MAPUTO, Mozambique—In the race between the world’s fastest-growing economies, one would be hard-pressed to find many of the traditional powerhouses from North American, European or Asian markets. In fact, the world’s poorest continent—Africa—dominates the list with twelve of the twenty economies with the highest projected compounded annual growth rate (CAGR) between now and 2017, according to a study completed by the Business Insider. Not surprisingly, many of these countries also have disparagingly low GDPs and standards of living, a fact that makes such stellar growth rates significantly easier to achieve.
If this year’s record turnout at the 19th Annual Investing in African Mining Indaba is to be any indication, however, then the projected growth for these economies will be commendable by any standard. Bernard Sheahan, Director of Infrastructure and Natural Resources for Africa and Latin America at the International Finance Corporation (IFC), said at the conference that “the core message about the continent today is that Africa is rising.” Sheahan went on to address the issue of infrastructure across the region, saying that while it was a hurdle facing the industry, “multi-user infrastructure can be an opportunity for mining to enhance the developmental impact of mining.”

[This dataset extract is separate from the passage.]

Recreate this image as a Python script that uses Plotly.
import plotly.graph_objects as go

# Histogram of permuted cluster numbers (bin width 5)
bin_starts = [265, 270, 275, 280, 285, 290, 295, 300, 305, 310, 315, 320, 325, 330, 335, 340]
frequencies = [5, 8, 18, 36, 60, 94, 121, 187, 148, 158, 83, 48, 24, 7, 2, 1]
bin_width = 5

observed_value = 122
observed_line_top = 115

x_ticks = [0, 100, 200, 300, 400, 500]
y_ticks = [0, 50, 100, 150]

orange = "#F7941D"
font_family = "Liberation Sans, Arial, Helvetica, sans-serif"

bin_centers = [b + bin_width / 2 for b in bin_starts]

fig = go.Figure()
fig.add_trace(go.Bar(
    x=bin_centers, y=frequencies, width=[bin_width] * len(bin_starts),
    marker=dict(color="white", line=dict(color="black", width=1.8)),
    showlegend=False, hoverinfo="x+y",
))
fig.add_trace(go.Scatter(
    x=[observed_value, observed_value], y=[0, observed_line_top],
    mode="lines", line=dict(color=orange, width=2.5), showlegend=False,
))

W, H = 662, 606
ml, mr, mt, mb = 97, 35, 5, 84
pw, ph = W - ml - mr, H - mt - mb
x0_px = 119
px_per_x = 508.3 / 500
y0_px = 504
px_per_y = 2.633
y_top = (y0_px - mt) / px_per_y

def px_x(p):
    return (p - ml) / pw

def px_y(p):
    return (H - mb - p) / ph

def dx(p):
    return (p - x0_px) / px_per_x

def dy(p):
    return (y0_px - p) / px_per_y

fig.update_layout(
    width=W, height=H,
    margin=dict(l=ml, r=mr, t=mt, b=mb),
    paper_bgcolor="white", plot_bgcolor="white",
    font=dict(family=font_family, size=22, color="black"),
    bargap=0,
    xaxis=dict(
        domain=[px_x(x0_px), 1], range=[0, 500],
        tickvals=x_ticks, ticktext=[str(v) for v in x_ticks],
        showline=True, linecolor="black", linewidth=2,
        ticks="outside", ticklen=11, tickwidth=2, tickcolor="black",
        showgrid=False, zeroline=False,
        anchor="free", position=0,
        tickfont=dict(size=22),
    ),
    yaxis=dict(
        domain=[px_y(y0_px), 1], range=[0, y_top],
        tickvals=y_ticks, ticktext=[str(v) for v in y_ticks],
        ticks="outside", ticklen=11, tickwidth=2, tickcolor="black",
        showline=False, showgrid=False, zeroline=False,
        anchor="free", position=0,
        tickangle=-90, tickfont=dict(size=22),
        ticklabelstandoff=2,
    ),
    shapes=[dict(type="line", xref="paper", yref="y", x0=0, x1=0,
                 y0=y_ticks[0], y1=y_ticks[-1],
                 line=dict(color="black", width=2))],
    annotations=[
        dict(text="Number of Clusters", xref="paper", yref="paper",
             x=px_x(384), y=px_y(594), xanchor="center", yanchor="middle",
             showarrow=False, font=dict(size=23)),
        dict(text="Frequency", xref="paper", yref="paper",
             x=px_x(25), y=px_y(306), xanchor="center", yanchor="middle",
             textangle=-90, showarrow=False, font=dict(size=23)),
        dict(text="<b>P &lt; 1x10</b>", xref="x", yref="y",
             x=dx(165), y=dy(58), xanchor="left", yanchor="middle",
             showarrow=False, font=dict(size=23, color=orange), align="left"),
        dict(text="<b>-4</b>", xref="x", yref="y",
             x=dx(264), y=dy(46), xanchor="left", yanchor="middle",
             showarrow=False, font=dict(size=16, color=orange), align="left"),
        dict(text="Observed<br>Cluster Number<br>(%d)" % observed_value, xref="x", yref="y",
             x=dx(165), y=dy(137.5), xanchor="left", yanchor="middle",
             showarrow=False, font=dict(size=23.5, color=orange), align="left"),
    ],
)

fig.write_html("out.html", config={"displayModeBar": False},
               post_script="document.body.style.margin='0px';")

Incoming Anglo American CEO Mark Cutifani expressed similar sentiments in highlighting the need for regional infrastructure hubs. “We need cooperation across country borders. We must find solutions to this and mining should be part of those conversations,” said Cutifani in his address to delegates last week.

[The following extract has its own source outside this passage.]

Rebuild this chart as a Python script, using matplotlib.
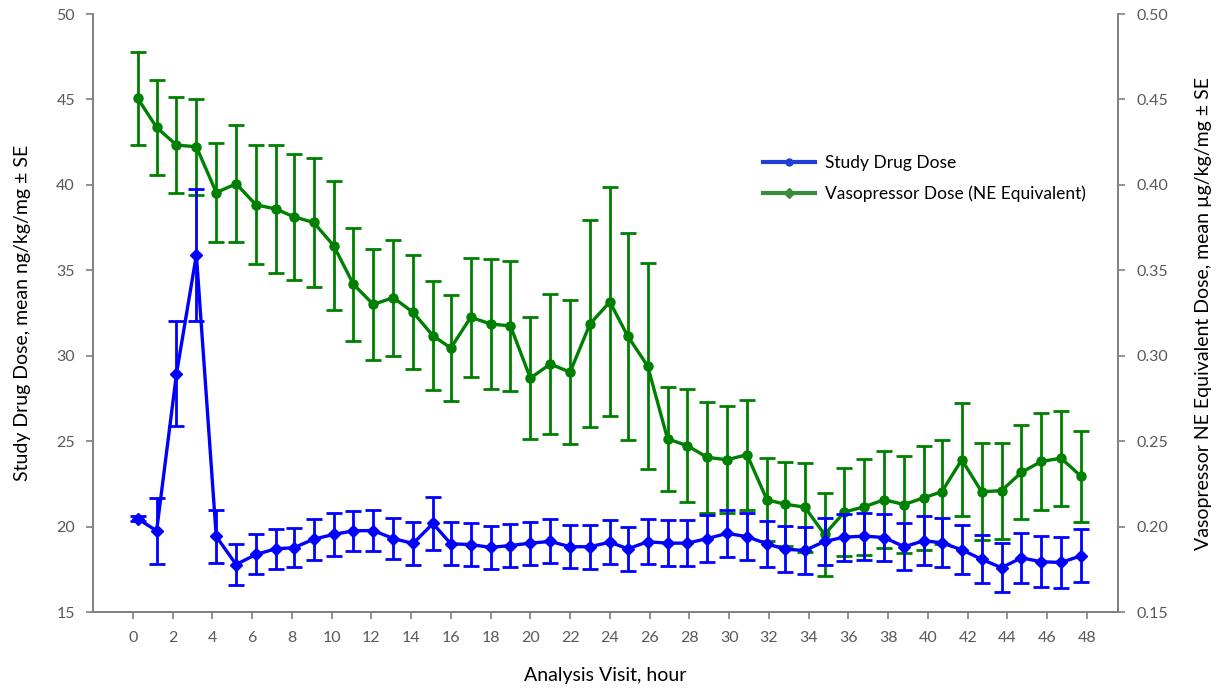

In addition to a record 7,700 delegates at this year’s conference, over 100 countries were represented across six continents, including government representatives from 36 countries in Africa. Coming in as the twelfth fastest-growing economy with a forecast growth of just over 8% this year, Mozambique was a key player in talks and discussions throughout the conference. While all eyes have been on the East African nation for what some say is the most significant natural gas discovery of the past decade, the first overseas exports of coal in 2012 in twenty years have also signaled a reawakening of the country’s mining sector.
Though there is significant growth expected across the sector and dedicated FDI is at an all-time high, industry experts suggest that Mozambique may just need to stop and catch its breath as it races to be at the forefront of the African energy and minerals markets. Boasting globally significant reserves of coal, graphite, aluminum and coloured stones—and a healthy resource portfolio beyond these—Mozambique’s government has been hailed as exceptionally transparent and open to discussion with industry players. But perhaps more so than many of its neighbours, the country faces a severe lag as industry growth outpaces infrastructure growth. Grant Demetrius, Partner at Deloitte’s Maputo offices, suggests that though investors are certainly drawn to Mozambique, the country “may already be on its way to being too attractive.” While the need to attract foreign investors was critical some years ago, suggests Demetrius, “now it needs to harness the potential available in this influx of capital. It is rare to find a company that does not find Mozambique to be an enticing investment.” Demetrius believes that the country has at least 150 years of mining potential in its future and remains optimistic that this can be realized so long as the government is able to utilize investments effectively.
Mozambique has also been in the spotlight in the past few weeks as Australian major Rio Tinto faced a $3 billion write-down in its coal assets here. During one of the conference’s ministerial forums in Cape Town last week, Mozambique’s Minister for Mineral Resources Esperança Bias informed audiences that the government was working with Rio Tinto to understand the reasons behind the write-down. Despite initial concerns voiced when Rio Tinto made its announcement early last month, Minister Bias assured industry players that the company’s presence in Mozambique—and significant contribution to its mining sector—would not be affected. “We have Rio Tinto’s commitment that there will not be any changes to announced plans for their Mozambique coal business,” said the Minister during a press conference.
Rio Tinto’s CEO of Diamonds and Minerals, Alan Davies, mentioned the miner’s participation in an investment agreement with the government for a $10-billion-plus 750-kilometer railway project. “Our priority is to find a suitable infrastructure solution with the government,” said Davies. The company has stated infrastructure issues and over-ambitious resource estimates as the main factors in the January write-down. Rafael Benke, Global Head of Brazil’s Vale told delegates that the Nacala Corridor and Sena rail line were just “the tip of the iceberg” in terms of infrastructural investments and developments in the country. “This will be one of the largest integrated transport investments ever made in southern Africa,” Benke said.
Mozambique lies on the southeastern coast of Africa, strategically located along some of the busiest shipping routes connecting to India and China, markets which in the face of an economic downturn in the West, are providing the bulk of demand for Africa’s mineral output. It also provides water access to its landlocked neighbours Zimbabwe, Zambia and Malawi in addition to providing an alternative to Durban’s increasingly busy ports. The ability to transport raw material from the country’s mining hub of Tete and from its inland neighbours to its various ports will be an integral factor in maintaining the projected growth of its mining sector.